Another parent, Candi Carleton, calls the decision horrible. "I don't think keeping children from going to the science fair is going to encourage people to go to English schools."

The DEA's concern is that Ecole Boreale admits some non-rightholder students - those who don't have a constitutional right to attend a French-language school.

"We've found we've been in competition with them (for students)," says DEA chair David MacDonald.

Ecole Boreale was established in 1996 as a program at Princess Alexandra school, but became a separate school four years ago. It is run under the Yellowknife-based Commission Scolaire Francophone.

"They explained to us it was only to be for French language rightholders, as defined by the Charter of Rights and Freedoms," said MacDonald.

When the DEA discovered non-rightholders were to be admitted, it passed a motion in 1999 asking the Commission Scolaire Francophone to restrict access to rightholders.

"We are concerned about fairness," MacDonald says, noting, for every student leaving a DEA school, about $9,000 in GNWT funding is lost.

"It impacts on our programs," he says. "It impacts on our staffing levels."

Non-rightholders admitted are also deemed to be rightholders, along with their siblings, after attending Ecole Boreale for one year. MacDonald estimates half of the school's student population began as non-rightholders.

"On the DEA, we have a duty to try to protect all the kids of Hay River," he says, noting Princess Alexandra - which hosts the science fair - has lost its music program and several teachers because of decreased funding.

"We don't want to be competing," he adds. "We don't want to drag kids into this."

MacDonald says programs like the science fair, scheduled for late February, are ways to attract students to DEA schools. "We said, 'Hold it. It's time we drew a line in the sand.'"

Ecole Boreale has 55 students in Grades 1-7, of whom four are defined by the school as non-rightholders.

The facility could take up to 20 per cent non-rightholders.

A new Ecole Boreale, which will accommodate up to 120 students, is currently under construction next to the existing school.
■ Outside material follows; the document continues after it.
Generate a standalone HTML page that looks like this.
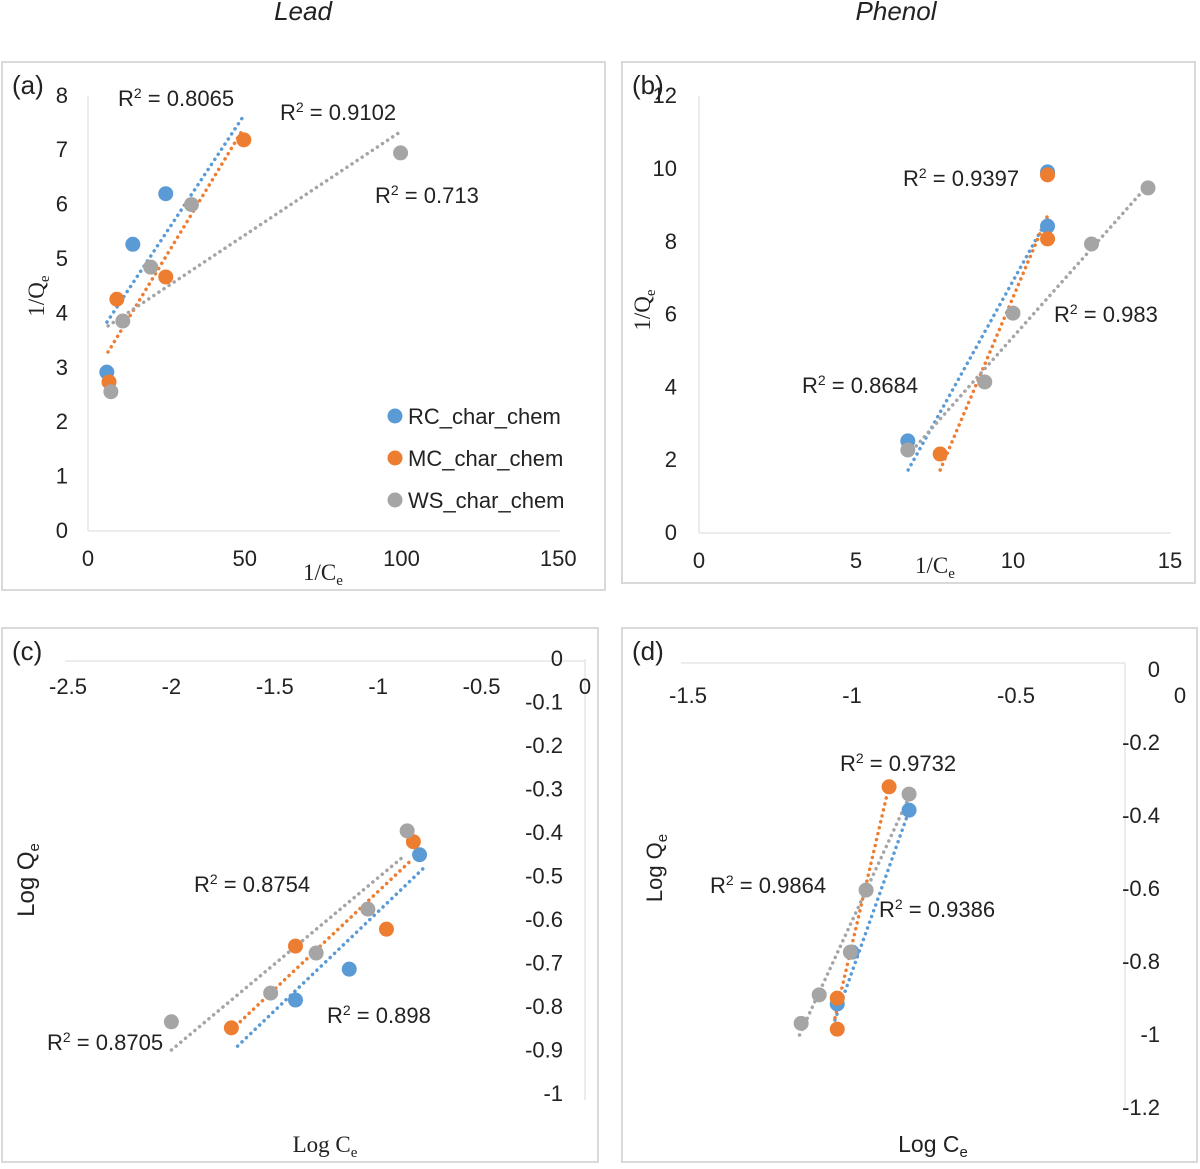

Gerard Lavigne, superintendent of the Commission Scolaire Francophone, says only one or two non-rightholders are admitted each year. "We're not talking about a large number."

In fact, he notes more rightholders attend English-language schools in Hay River. "That's a parental decision and one we don't question."

Lavigne rejects the DEA opinion there is competition for students.

"I don't accept their reasoning for not holding joint events like a science fair."

In previous years, Ecole Boreale teachers have helped plan the fair and the school's parents have been judges.

"From my perspective, I think they're adults making decisions for kids for reasons that don't involve kids. They're political reasons, not educational reasons."

Lavigne won't go as far as to say there is prejudice against the French-language school, and accepts the DEA's explanation of the ban at face value. "I have no other basis to make any other conclusion."

Ecole Boreale principal Lorraine Taillefer is disappointed by the DEA decision.

"My reaction when I first heard it was I was shocked," she says. "It did not make any sense to me."

Ecole Boreale students are still able to participate in science fairs at the Hay River Reserve school and at the French-language school in Yellowknife.

Ecole Boreale students say they will take their projects elsewhere.

"I was (sad) in the beginning, but now I'm not, because there's other science fairs we can go to," says 10-year-old Ilona Gyapay, who was an award winner at past PA science fairs.

Krista Painchaud and Alexis Miller, both 10, say they will still go to the PA science fair to see the projects, because they learned a lot at previous fairs.NNSL file photo

Last year, Ecole Boreale students - including Nicole Desautels and Connor Goudreau - participated in the Princess Alexandra School science fair.